SGC partners include David Kocen, Andrew Aye and Nemesio J. Viso. SGC invests in many industries, including the energy-services sector. Viso says, "This fund bolsters our capacity and flexibility to meet the growing needs of our existing and prospective client base of marine-, oilfield- and petrochemical-service companies. These increasingly capital-intensive sectors will continue to be a strong focus of our investment activity across SGC's energy-belt offices in Louisiana, Texas and Colorado." Stonehenge's offices are in Baton Rouge, La.; Denver; Dallas; Tampa, Fla.; and New York.



• White Plains, N.Y.-based Icahn Management LP has acquired 3.1 million shares of Anadarko Petroleum Corp., The Woodlands, Texas, (NYSE: APC) in a deal valued at $133.4 million. The investment represents a small stake in the company. No word from Carl Icahn on whether he is planning to develop a significant holding in the company. Icahn took a significant holding in Kerr-McGee Corp. two years ago and pressured management into rationalizing its portfolio, ultimately resulting in Kerr-McGee's sale to Anadarko last year.

• Chesapeake Energy Corp., Oklahoma City, (NYSE: CHK) broke new ground and made history recently when it spud the first of more than 300 projected Barnett shale wells at DFW International Airport. In 2006, DFW officials awarded Chesapeake the exclusive rights on 18,000 acres of contiguous land beneath the airport, representing the single-largest undrilled gas lease in the entire Barnett shale play, and the first gas lease at a major U.S. international airport.

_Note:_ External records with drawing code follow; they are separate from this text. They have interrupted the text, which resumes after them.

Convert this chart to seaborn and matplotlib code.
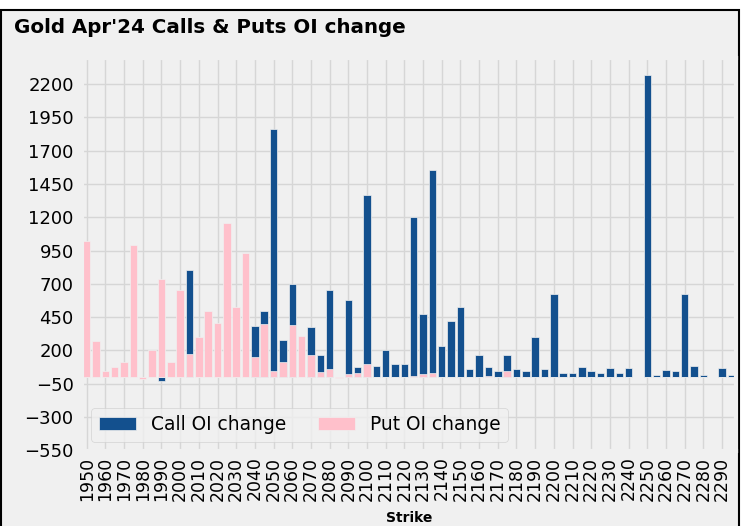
import numpy as np
import matplotlib
matplotlib.use('Agg')
import matplotlib.pyplot as plt
from matplotlib.patches import Rectangle
import pandas as pd
import seaborn as sns

# Strikes and OI change
strikes = list(range(1950, 2300, 5))
call_oi = [0, 0, 0, 0, 0, 0, 0, 0, -30, 0,
           0, 800, 0, 0, 0, 0, 0, 0, 380, 495,
           1860, 280, 695, 0, 375, 165, 655, 0, 575, 75,
           1370, 85, 205, 100, 100, 1200, 470, 1555, 230, 420,
           525, 60, 165, 75, 45, 165, 60, 45, 300, 60,
           620, 30, 30, 75, 45, 30, 70, 30, 70, 0,
           2270, 15, 55, 45, 625, 85, 15, 0, 70, 15]
put_oi = [1025, 270, 45, 75, 110, 990, -15, 200, 735, 110,
          655, 170, 300, 495, 405, 1155, 525, 930, 150, 400,
          45, 110, 390, 310, 165, 35, 60, -10, 25, 30,
          100, 0, 0, 0, 0, 10, 20, 30, 0, 0,
          0, 0, 0, 10, 0, 45, 0, 0, 0, 0,
          0, 0, 0, 0, 0, 0, 0, 0, 0, 0,
          0, 0, 0, 0, 0, 0, 0, 0, 0, 0]
yticks = list(range(-550, 2201, 250))

df = pd.DataFrame({'Strike': [str(s) for s in strikes],
                   'Call': call_oi, 'Put': put_oi})

plt.style.use('fivethirtyeight')
plt.rcParams['font.family'] = ['DejaVu Sans']

fig = plt.figure(figsize=(7.41, 5.26), dpi=100, facecolor='white')
# grey panel with a dark frame, like the screenshot
fig.patches.append(Rectangle((0.002, -0.01), 0.995, 0.991, transform=fig.transFigure,
                             facecolor='#f0f0f0', edgecolor='black', linewidth=1.5, zorder=-5))
ax = fig.add_axes([0.1107, 0.1426, 0.8826, 0.7471])

sns.barplot(data=df, x='Strike', y='Call', color='#13508e', saturation=1,
            width=0.8, edgecolor='#f0f0f0', linewidth=0.5, label='Call OI change', ax=ax)
sns.barplot(data=df, x='Strike', y='Put', color='pink', saturation=1,
            width=0.8, edgecolor='#f0f0f0', linewidth=0.5, label='Put OI change', ax=ax)

ax.set_yticks(yticks)
ax.set_ylim(-555, 2395)
ax.set_xlim(-0.5, len(strikes) - 0.5)
ax.set_xticks(range(0, len(strikes), 2))
ax.set_xticklabels([str(s) for s in strikes[::2]], rotation=90)
ax.grid(True, axis='both', color='#d6d6d6', linewidth=1)
ax.set_axisbelow(True)
ax.tick_params(axis='x', labelsize=12.5, pad=4)
ax.tick_params(axis='y', labelsize=13, pad=6)
ax.set_xlabel('Strike', fontsize=10, fontweight='bold', labelpad=7)
ax.set_ylabel('')
ax.legend(loc='lower left', ncol=2, fontsize=13.4, columnspacing=1.7)

fig.text(0.019, 0.948, "Gold Apr'24 Calls & Puts OI change", fontsize=14.3,
         fontweight='bold', ha='left', va='center')

fig.savefig('out.png', dpi=100, facecolor='white')
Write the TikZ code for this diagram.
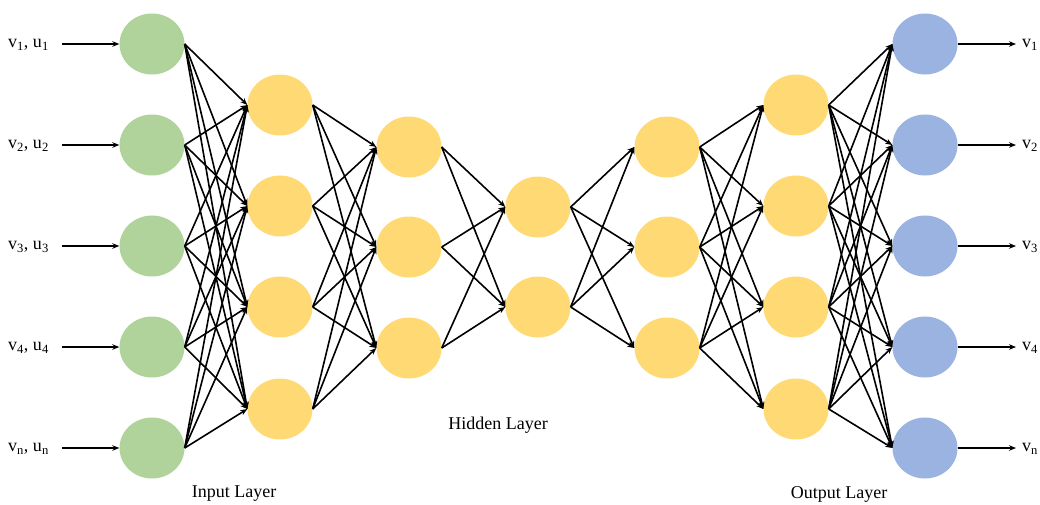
\documentclass[tikz,border=0pt]{standalone}
\usepackage{fontspec}
\setmainfont{Liberation Serif}
\usepackage{tikz}
\usetikzlibrary{arrows,arrows.meta,positioning}
\usetikzlibrary{shapes.geometric}
\definecolor{ingreen}{HTML}{B0D39B}
\definecolor{hidyellow}{HTML}{FFDA74}
\definecolor{outblue}{HTML}{9AB3E0}
\tikzstyle{arrow} = [line width=1.6pt,-{Stealth[length=7pt,width=5.5pt]}]
\tikzstyle{neuron} = [ellipse,draw=none,inner sep=0pt,minimum width=65pt,minimum height=61pt]
\tikzstyle{lbl} = [font=\fontsize{18}{20}\selectfont,inner sep=0pt]

\begin{document}
\begin{tikzpicture}[x=1pt,y=-1pt]
                \useasboundingbox (0,0) rectangle (1040,504);
                % layers
                \foreach \i/\y in {1/44,2/145,3/246,4/347,5/448}{
                    \node[neuron,fill=ingreen] (in\i) at (152,\y) {};
                    \node[neuron,fill=outblue] (out\i) at (925,\y) {};
                }
                \foreach \i/\y in {1/105,2/206,3/307,4/409}{
                    \node[neuron,fill=hidyellow] (ha\i) at (280,\y) {};
                    \node[neuron,fill=hidyellow] (he\i) at (796,\y) {};
                }
                \foreach \i/\y in {1/147,2/247,3/348}{
                    \node[neuron,fill=hidyellow] (hb\i) at (409,\y) {};
                    \node[neuron,fill=hidyellow] (hd\i) at (667,\y) {};
                }
                \foreach \i/\y in {1/207,2/307}{
                    \node[neuron,fill=hidyellow] (hc\i) at (538,\y) {};
                }
                % weights
                \foreach \a in {1,...,5}{
                    \foreach \b in {1,...,4}{
                        \draw[arrow] (in\a.east) -- (ha\b.west);
                        \draw[arrow] (he\b.east) -- (out\a.west);
                    }
                }
                \foreach \a in {1,...,4}{
                    \foreach \b in {1,2,3}{
                        \draw[arrow] (ha\a.east) -- (hb\b.west);
                        \draw[arrow] (hd\b.east) -- (he\a.west);
                    }
                }
                \foreach \a in {1,2,3}{
                    \foreach \b in {1,2}{
                        \draw[arrow] (hb\a.east) -- (hc\b.west);
                        \draw[arrow] (hc\b.east) -- (hd\a.west);
                    }
                }
                % inputs and outputs
                \foreach \i/\y/\s in {1/44/1,2/145/2,3/246/3,4/347/4,5/448/n}{
                    \coordinate (src\i) at (62,\y);
                    \coordinate (dst\i) at (1016,\y);
                    \draw[arrow] (src\i) -- (in\i.west);
                    \draw[arrow] (out\i.east) -- (dst\i);
                    \node[lbl,anchor=west] (inlbl\i) at (8,\y+1) {v\textsubscript{\s}, u\textsubscript{\s}};
                    \node[lbl,anchor=west] (outlbl\i) at (1022,\y+1) {v\textsubscript{\s}};
                }
                \node[lbl] (inname) at (234,494) {Input Layer};
                \node[lbl] (hidname) at (498,425) {Hidden Layer};
                \node[lbl] (outname) at (839,494) {Output Layer};
            \end{tikzpicture}
\end{document}
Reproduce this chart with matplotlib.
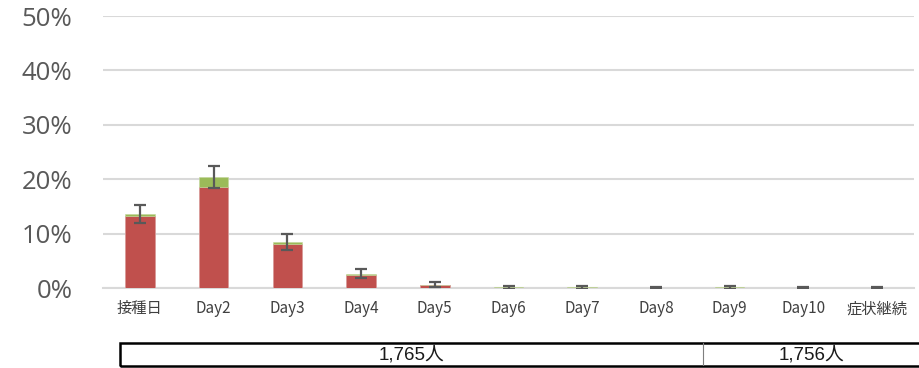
import matplotlib
matplotlib.use("Agg")
import matplotlib.pyplot as plt
from matplotlib.patches import Rectangle
import numpy as np

# Daily share of respondents reporting the symptom (%)
categories = ["接種日", "Day2", "Day3", "Day4", "Day5", "Day6",
              "Day7", "Day8", "Day9", "Day10", "症状継続"]
main_share = [13.2, 18.6, 8.2, 2.5, 0.55, 0.1, 0.1, 0.05, 0.1, 0.05, 0.05]
extra_share = [0.4, 1.8, 0.3, 0.2, 0.1, 0.05, 0.1, 0.05, 0.05, 0.05, 0.05]
error_half = [1.7, 2.0, 1.4, 0.8, 0.45, 0.25, 0.25, 0.2, 0.25, 0.2, 0.15]
y_ticks = [0, 10, 20, 30, 40, 50]
respondents = ["1,765人", "1,756人"]

RED = "#C0504D"
GREEN = "#9BBB59"
GRID = "#D9D9D9"
TEXT = "#595959"

plt.rcParams["font.family"] = ["Noto Sans CJK JP", "DejaVu Sans"]

fig = plt.figure(figsize=(9.19, 3.68), dpi=100)
ax = fig.add_axes([103 / 919, 1 - 288.3 / 368, (914 - 103) / 919, (288.3 - 16) / 368])

x = np.arange(len(categories))
main = np.array(main_share)
extra = np.array(extra_share)
total = main + extra

ax.bar(x, main, width=0.4, color=RED, edgecolor="#D99A98", linewidth=0.6, zorder=3)
ax.bar(x, extra, width=0.4, bottom=main, color=GREEN, edgecolor="#C3D69B",
       linewidth=0.4, zorder=3)
ax.errorbar(x, total, yerr=error_half, fmt="none", ecolor="#595959",
            elinewidth=1.6, capsize=4.5, capthick=1.6, zorder=4)

ax.set_xlim(-0.5, len(categories) - 0.5)
ax.set_ylim(0, 50)
ax.set_yticks(y_ticks)
ax.set_yticklabels([f"{v}%" for v in y_ticks], fontsize=18.5, color=TEXT,
                   family=["Open Sans", "DejaVu Sans"])
ax.set_xticks(x)
ax.set_xticklabels(categories, fontsize=11, color="#404040")
ax.tick_params(axis="y", length=0, pad=22)
ax.tick_params(axis="x", length=0, pad=8.5)

ax.grid(axis="y", color=GRID, linewidth=1.5, zorder=0)
ax.set_axisbelow(True)
for side in ("top", "right", "left"):
    ax.spines[side].set_visible(False)
ax.spines["bottom"].set_color(GRID)
ax.spines["bottom"].set_linewidth(1.5)

# Respondent count band under the chart
tab = fig.add_axes([120 / 919, 1 - 366 / 368, (925 - 120) / 919, (366 - 343) / 368])
tab.set_xlim(120, 925)
tab.set_ylim(0, 1)
tab.axis("off")
tab.add_patch(Rectangle((120, 0), 805, 1, fill=False, edgecolor="black",
                        linewidth=1.8, clip_on=False))
tab.plot([703, 703], [0, 1], color="#7F7F7F", linewidth=0.8)
band_font = ["Liberation Sans", "Noto Sans CJK JP"]
tab.text((120 + 703) / 2, 0.5, respondents[0], ha="center", va="center",
         fontsize=13.5, color="#1A1A1A", family=band_font)
tab.text((703 + 919) / 2, 0.5, respondents[1], ha="center", va="center",
         fontsize=13.5, color="#1A1A1A", family=band_font)

fig.savefig("out.png", dpi=100)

A 364-pound gold-foiled drillbit was used to mark the initiation of drilling activity, with Chesapeake and DFW officials in attendance. Chesapeake is one of the top producers in the Barnett shale, operating more than 450 wells in the area. It will invest more than $1.2 billion in the Barnett in 2007 to drill 400 wells.

Other high-profile leases it has acquired in the past year include transactions with Spinks Airport, Colonial Country Club, General Motors Assembly Plant, Bell Helicopter, Fort Worth Star-Telegram, Dallas Area Rapid Transit and numerous independent school districts.



• The Exploration Co., San Antonio, (Nasdaq: TXCO) plans to change its name to TXCO Resources Inc. "Our new name better reflects the broader opportunities we have today to create shareholder value," says chairman, president and chief executive Jim Sigmon. "We have gained new development and exploitation potential that was not reflected in the name that has served us for more than 25 years. We have become a larger and more diverse organization." The name change comes while The Houston Exploration Co., Houston, (NYSE: THE) has been acquired by Forest Oil Corp. (NYSE: FST) and ceased to trade. The two companies at one time negotiated differentiation in their names to reduce market confusion.



• Fort Worth's Texas Christian University has formed a multidisciplinary energy institute, according to Michael McCracken, dean of TCU's College of Science and Engineering. Classes will begin this fall. The energy institute will offer undergrad and graduate courses in geology, engineering, environmental science and drilling technologies, and a petroleum landman certificate program. In March, TCU named Four Sevens Resources Co. of Fort Worth as its natural gas operator with the right to negotiate a Barnett shale gas lease on campus. The company's owners and managers include some TCU alumni.